I am using a remote redis master with a network latency (distance) of ~40ms.

I do: connect, auth, mset or connect, auth, pipeline

Because "auth" is a separate transfer, almost 1/3 of the total redis time is spent with auth (or the network latency of the auth command)

Would it be possible to "pipeline" the connect & auth together?

Comment From: moki

@kkmuffme Are you aware of the fact that you can auth by providing pw with an a flag? redis-cli -h <host> -p <port> -a <password> Sorry i can't make an assumption about your client.
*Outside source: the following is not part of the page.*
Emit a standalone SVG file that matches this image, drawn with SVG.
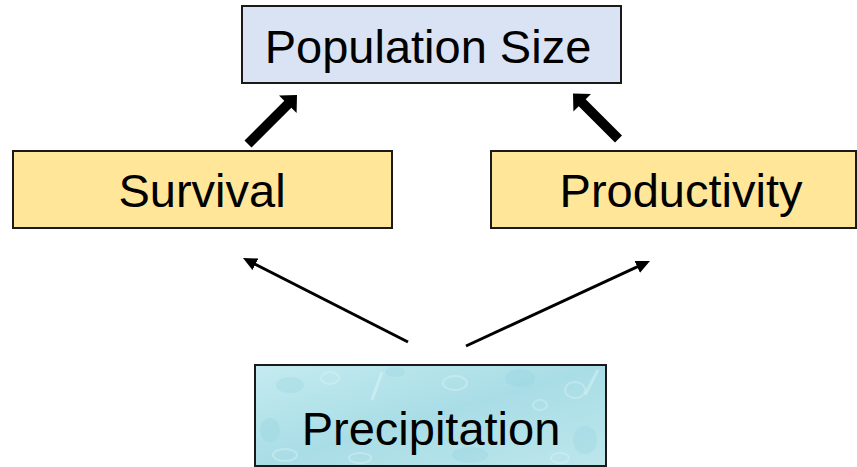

Or is that irrelevant to the issue, and does not affect latency problem?

Comment From: antirez

Yes you can use pipelining to send AUTH + command, and you can do it while the connect is still pending AFAIK, from the POV of TCP/IP. The client need to support it however.

Comment From: kkmuffme

@moki yes I'm aware, but if you check this will send 2 commands still (connect + auth separately, instead of together)

@antirez which would mean that I need to send an unnecessary "auth" everytime I reuse the connection.
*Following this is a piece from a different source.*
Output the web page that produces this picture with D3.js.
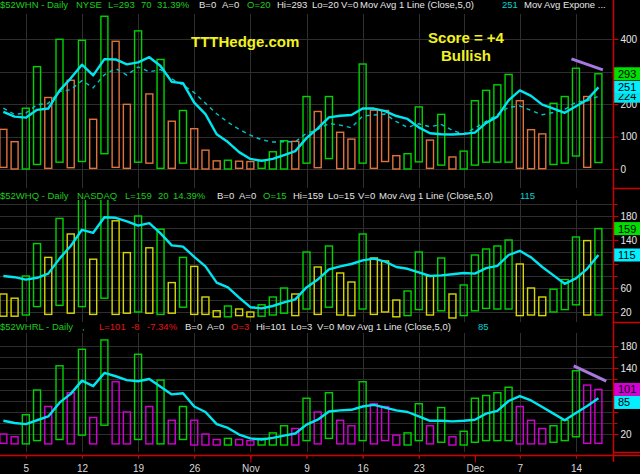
<!DOCTYPE html>
<html>
<head>
<meta charset="utf-8">
<script src="https://cdn.jsdelivr.net/npm/d3@7"></script>
<style>
body { margin: 0; background: #000; }
svg { display: block; font-family: Arial, "Liberation Sans", sans-serif; }
</style>
</head>
<body>
<svg id="chart" width="640" height="474"></svg>
<script>
// trading days shown on the chart
const days = ["2020-10-01","2020-10-02","2020-10-05","2020-10-06","2020-10-07","2020-10-08","2020-10-09",
  "2020-10-12","2020-10-13","2020-10-14","2020-10-15","2020-10-16","2020-10-19","2020-10-20","2020-10-21",
  "2020-10-22","2020-10-23","2020-10-26","2020-10-27","2020-10-28","2020-10-29","2020-10-30",
  "2020-11-02","2020-11-03","2020-11-04","2020-11-05","2020-11-06","2020-11-09","2020-11-10","2020-11-11",
  "2020-11-12","2020-11-13","2020-11-16","2020-11-17","2020-11-18","2020-11-19","2020-11-20",
  "2020-11-23","2020-11-24","2020-11-25","2020-11-27","2020-11-30",
  "2020-12-01","2020-12-02","2020-12-03","2020-12-04","2020-12-07","2020-12-08","2020-12-09","2020-12-10",
  "2020-12-11","2020-12-14","2020-12-15","2020-12-16"];

const tickDays = ["2020-10-05","2020-10-12","2020-10-19","2020-10-26","2020-11-02","2020-11-09",
  "2020-11-16","2020-11-23","2020-12-01","2020-12-07","2020-12-14"];
const tickLabels = ["5","12","19","26","Nov","9","16","23","Dec","7","14"];

// $52WHN - NYSE new highs
const nyseOpen = [5,0,0,14,2,21,4,23,2,47,5,2,21,18,2,2,18,0,0,0,0,2,0,2,0,0,0,18,4,32,1,1,18,2,23,0,0,22,2,12,0,0,12,21,21,21,2,1,1,14,18,40,5,20];
const nyseClose = [122,84,187,315,220,399,273,396,153,470,393,199,425,231,337,147,180,124,58,25,27,24,23,27,53,87,85,223,177,223,113,92,323,181,180,41,47,191,89,168,37,55,210,242,259,291,210,121,108,202,223,310,223,293];
const nyseSma = [176,161,158,182,186,241,279,321,288,338,337,322,328,344,317,268,264,204,169,107,83,52,31,25,31,43,55,95,125,159,164,166,186,186,178,163,154,128,110,107,106,108,112,142,161,211,242,225,198,186,173,193,213,251];
const nyseEma = [187,168,172,198,202,238,244,272,250,290,309,289,314,299,306,277,259,235,202,170,144,122,104,90,83,84,84,110,122,140,135,127,163,166,169,146,128,139,130,137,119,107,126,147,167,190,194,180,167,174,183,206,209,224];
const nyseTrend = [[50.6, 339], [53.4, 305]];

// $52WHQ - NASDAQ new highs
const nasdaqOpen = [13,13,15,29,16,31,18,29,16,43,16,18,20,18,16,18,28,16,16,12,12,14,12,13,15,18,14,25,16,28,15,14,25,16,20,12,14,24,15,22,10,14,22,26,25,25,14,15,14,20,24,32,15,15];
const nasdaqClose = [50,43,80,134,111,176,150,215,108,241,172,119,180,127,158,69,111,96,45,22,30,25,20,32,45,60,50,120,95,130,85,70,150,110,105,40,55,120,80,110,50,65,115,125,130,140,100,60,45,58,74,145,139,159];
const nasdaqSma = [80,78,74,77,84,109,130,157,152,178,177,171,164,168,151,131,129,112,96,69,61,44,28,26,30,36,41,61,74,91,96,100,106,109,104,95,92,86,80,81,83,85,84,93,97,115,122,111,95,81,67,76,92,115];

// $52WHRL - new high / new low
const hlOpen = [3,2,2,8,2,10,2,18,2,36,2,2,10,2,2,2,10,0,0,0,0,0,0,0,0,0,0,8,2,12,2,2,8,2,8,0,0,8,2,5,0,0,5,8,8,8,2,2,2,5,8,15,3,3];
const hlClose = [20,15,55,100,70,144,95,174,50,191,115,60,165,70,118,45,70,45,20,10,12,10,8,12,22,35,30,85,60,95,45,35,115,75,70,18,22,75,35,68,15,25,85,90,95,105,70,45,30,35,45,135,109,101];
const hlSma = [44,40,38,45,52,77,93,117,107,131,125,118,116,120,106,92,94,70,60,38,31,19,12,10,13,17,21,37,46,61,63,64,70,73,68,63,60,52,44,44,43,44,46,57,62,80,89,81,69,57,45,58,71,85];
const hlTrend = [[50.8, 144], [53.7, 116]];

const nyseHeader = [[0,"$52WHN - Daily","g"],[76,"NYSE","g"],[108,"L=293","g"],[141,"70","g"],[157,"31.39%","g"],
  [199,"B=0","w"],[222,"A=0","w"],[247,"O=20","g"],[277,"Hi=293","w"],[312,"Lo=20","w"],[341,"V=0","w"],
  [360,"Mov Avg 1 Line (Close,5,0)","w"],[502,"251","c"],[524,"Mov Avg Expone ...","w"]];
const nasdaqHeader = [[0,"$52WHQ - Daily","g"],[77,"NASDAQ","g"],[125,"L=159","g"],[158,"20","g"],[173,"14.39%","g"],
  [217,"B=0","w"],[239,"A=0","w"],[263,"O=15","g"],[293,"Hi=159","w"],[328,"Lo=15","w"],[358,"V=0","w"],
  [379,"Mov Avg 1 Line (Close,5,0)","w"],[520,"115","c"]];
const hlHeader = [[0,"$52WHRL - Daily","g"],[82,",","g"],[99,"L=101","r"],[131,"-8","r"],[147,"-7.34%","r"],
  [185,"B=0","w"],[207,"A=0","w"],[231,"O=3","r"],[256,"Hi=101","w"],[291,"Lo=3","w"],[317,"V=0","w"],
  [337,"Mov Avg 1 Line (Close,5,0)","w"],[478,"85","c"]];

const textColors = {g: "#1ccc1c", w: "#e6e6e6", c: "#00d2d2", r: "#e81414"};

const svg = d3.select("#chart");
svg.append("rect").attr("width", 640).attr("height", 474).attr("fill", "#000");

const plotRight = 613;
const gridColor = "#2e2e2e";
const axisRed = "#d00000";
const smaColor = "#00e6f0";

const dates = days.map(d3.timeParse("%Y-%m-%d"));
const x = d3.scaleLinear().domain([-0.3, 54.3]).range([0, plotRight]);
const mondays = d3.range(days.length).filter(i => dates[i].getDay() === 1);

const panels = [
  {id: "nyse", open: nyseOpen, close: nyseClose, sma: nyseSma, ema: nyseEma, trend: nyseTrend, header: nyseHeader,
   top: 14, bottom: 188, y: d3.scaleLinear().domain([0, 400]).range([169, 39]),
   grid: [0, 100, 200, 300, 400], labels: [0, 100, 200, 300, 400], minor: [],
   up: "#00d400", down: "#e0733c", headY: 8},
  {id: "nasdaq", open: nasdaqOpen, close: nasdaqClose, sma: nasdaqSma, ema: null, trend: null, header: nasdaqHeader,
   top: 200, bottom: 322, y: d3.scaleLinear().domain([0, 180]).range([324, 216]),
   grid: d3.range(20, 201, 20), labels: [20, 60, 100, 140, 180], minor: d3.range(20, 201, 20),
   up: "#00d400", down: "#d8d800", headY: 199},
  {id: "hl", open: hlOpen, close: hlClose, sma: hlSma, ema: null, trend: hlTrend, header: hlHeader,
   top: 333, bottom: 452, y: d3.scaleLinear().domain([0, 180]).range([445, 346]),
   grid: d3.range(20, 181, 20), labels: [20, 60, 100, 140, 180], minor: d3.range(20, 181, 20),
   up: "#00d400", down: "#d400d4", headY: 330}
];

panels.forEach(p => {
  const y = p.y;
  const clipId = "clip-" + p.id;
  svg.append("clipPath").attr("id", clipId)
    .append("rect").attr("x", 0).attr("y", p.top).attr("width", plotRight).attr("height", p.bottom - p.top);

  const g = svg.append("g").attr("clip-path", "url(#" + clipId + ")");

  // grid
  g.selectAll(".vgrid").data(mondays).join("line")
    .attr("x1", i => Math.round(x(i)) + 0.5).attr("x2", i => Math.round(x(i)) + 0.5)
    .attr("y1", p.top).attr("y2", p.bottom)
    .attr("stroke", gridColor).attr("stroke-width", 1);
  g.selectAll(".hgrid").data(p.grid).join("line")
    .attr("x1", 0).attr("x2", plotRight)
    .attr("y1", v => Math.round(y(v)) + 0.5).attr("y2", v => Math.round(y(v)) + 0.5)
    .attr("stroke", gridColor).attr("stroke-width", 1);

  // hollow candles, coloured against previous close
  g.selectAll(".bar").data(d3.range(p.close.length)).join("rect")
    .attr("x", i => x(i) - 3.5)
    .attr("width", 7)
    .attr("y", i => y(Math.max(p.open[i], p.close[i])))
    .attr("height", i => Math.abs(y(p.open[i]) - y(p.close[i])))
    .attr("fill", "none")
    .attr("stroke", i => (i > 0 && p.close[i] > p.close[i - 1]) ? p.up : p.down)
    .attr("stroke-width", 1.4);

  const line = d3.line().x((d, i) => x(i)).y(d => y(d));
  if (p.ema) {
    g.append("path").datum(p.ema).attr("d", line)
      .attr("fill", "none").attr("stroke", "#00c4cc").attr("stroke-width", 1.4)
      .attr("stroke-dasharray", "4,4");
  }
  g.append("path").datum(p.sma).attr("d", line)
    .attr("fill", "none").attr("stroke", smaColor).attr("stroke-width", 2.4)
    .attr("stroke-linejoin", "round");

  if (p.trend) {
    g.append("path").datum(p.trend)
      .attr("d", d3.line().x(d => x(d[0])).y(d => y(d[1])))
      .attr("stroke", "#a878e0").attr("stroke-width", 3).attr("fill", "none");
  }

  // last-value badges
  const n = p.close.length - 1;
  const cy = y(p.close[n]);
  let sy = y(p.sma[n]);
  if (!p.ema && Math.abs(sy - cy) < 13) sy = cy + 13;
  const badges = [
    {v: p.close[n], bg: p.close[n] > p.close[n - 1] ? "#00e000" : p.down, y: cy},
    {v: p.sma[n], bg: "#00f0ff", y: sy}
  ];

  // right axis (labels hidden where a badge covers them)
  const ax = svg.append("g").attr("transform", "translate(" + (plotRight + 0.5) + ",0)");
  if (p.minor.length) {
    ax.append("g").call(d3.axisRight(y).tickValues(p.minor).tickSize(4).tickFormat(""))
      .call(a => a.select(".domain").remove())
      .selectAll("line").attr("stroke", axisRed);
  }
  const shown = p.labels.filter(v => !badges.some(b => Math.abs(b.y - y(v)) < 10));
  ax.append("g").call(d3.axisRight(y).tickValues(p.labels).tickSize(5).tickPadding(2)
      .tickFormat(v => shown.includes(v) ? v : ""))
    .call(a => a.select(".domain").remove())
    .call(a => a.selectAll("line").attr("stroke", axisRed))
    .selectAll("text").attr("fill", "#e6e6e6").attr("font-size", 10)
    .attr("font-family", "Arial, 'Liberation Sans', sans-serif");

  // separator stub on the axis side
  svg.append("line").attr("x1", plotRight).attr("x2", 640)
    .attr("y1", p.bottom + 0.5).attr("y2", p.bottom + 0.5)
    .attr("stroke", axisRed).attr("stroke-width", 1.5);

  // EMA badge sits mostly behind the SMA badge, only its lower edge shows
  if (p.ema) {
    const ey = y(p.ema[n]);
    const clipE = "clip-ema-" + p.id;
    svg.append("clipPath").attr("id", clipE).append("rect")
      .attr("x", plotRight).attr("y", sy + 6.5).attr("width", 640 - plotRight).attr("height", 20);
    const eb = svg.append("g").attr("clip-path", "url(#" + clipE + ")");
    eb.append("rect").attr("x", plotRight + 1).attr("y", ey - 6.5)
      .attr("width", 640 - plotRight).attr("height", 13).attr("fill", "#00e6f0");
    eb.append("text").attr("x", plotRight + 5).attr("y", ey + 4)
      .attr("font-size", 11).attr("fill", "#000").text(Math.round(p.ema[n]));
  }

  badges.forEach(b => {
    svg.append("rect").attr("x", plotRight + 1).attr("y", b.y - 6.5)
      .attr("width", 640 - plotRight).attr("height", 13).attr("fill", b.bg);
    svg.append("text").attr("x", plotRight + 5).attr("y", b.y + 4)
      .attr("font-size", 11).attr("fill", "#000").text(Math.round(b.v));
  });

  // header line
  svg.append("g").selectAll("text").data(p.header).join("text")
    .attr("x", d => d[0]).attr("y", p.headY)
    .attr("font-size", 9.5)
    .attr("fill", d => textColors[d[2]])
    .text(d => d[1]);
});

// full-height right axis line
svg.append("line").attr("x1", plotRight + 0.5).attr("x2", plotRight + 0.5)
  .attr("y1", 0).attr("y2", 462).attr("stroke", axisRed).attr("stroke-width", 1.5);

// bottom date axis
const tickIdx = tickDays.map(d => days.indexOf(d));
const bottom = svg.append("g").attr("transform", "translate(0,455.5)");
bottom.append("line").attr("x1", 0).attr("x2", 640).attr("stroke", axisRed).attr("stroke-width", 1.5);
bottom.append("g")
  .call(d3.axisBottom(x).tickValues(mondays.concat(tickIdx)).tickSize(3).tickFormat(""))
  .call(a => a.select(".domain").remove())
  .selectAll("line").attr("stroke", axisRed);
bottom.append("g")
  .call(d3.axisBottom(x).tickValues(tickIdx.filter((d, i) => isNaN(+tickLabels[i]))).tickSize(7).tickFormat(""))
  .call(a => a.select(".domain").remove())
  .selectAll("line").attr("stroke", axisRed);
bottom.append("g")
  .call(d3.axisBottom(x).tickValues(tickIdx).tickSize(0).tickPadding(9)
    .tickFormat(i => tickLabels[tickIdx.indexOf(i)]))
  .call(a => a.select(".domain").remove())
  .selectAll("text").attr("fill", "#d8d8d8").attr("font-size", 10)
  .attr("font-family", "Arial, 'Liberation Sans', sans-serif");

// annotations
svg.append("text").attr("x", 191).attr("y", 47).attr("font-size", 15).attr("font-weight", "bold")
  .attr("fill", "#f2f21e").text("TTTHedge.com");
svg.append("text").attr("x", 466).attr("y", 43).attr("text-anchor", "middle")
  .attr("font-size", 15).attr("font-weight", "bold").attr("fill", "#f2f21e").text("Score = +4");
svg.append("text").attr("x", 466).attr("y", 61).attr("text-anchor", "middle")
  .attr("font-size", 15).attr("font-weight", "bold").attr("fill", "#f2f21e").text("Bullish");
</script>
</body>
</html>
In an ideal scenario, redis would allow me to do it all at once (pipeline with connect, auth + mset), but I guess there would also be use cases for just connect+auth in one (honestly, everyone who uses redis with auth would benefit from this)

Comment From: antirez

I don't understand what you mean. Redis does not have any "connect" command, you just create a TCP connection to the server, and after the threeway handshake, in the final ACK you can already send data, and this could be the pipelined AUTH + MSET, so there is no loss at all, same number of packets needed, same latency.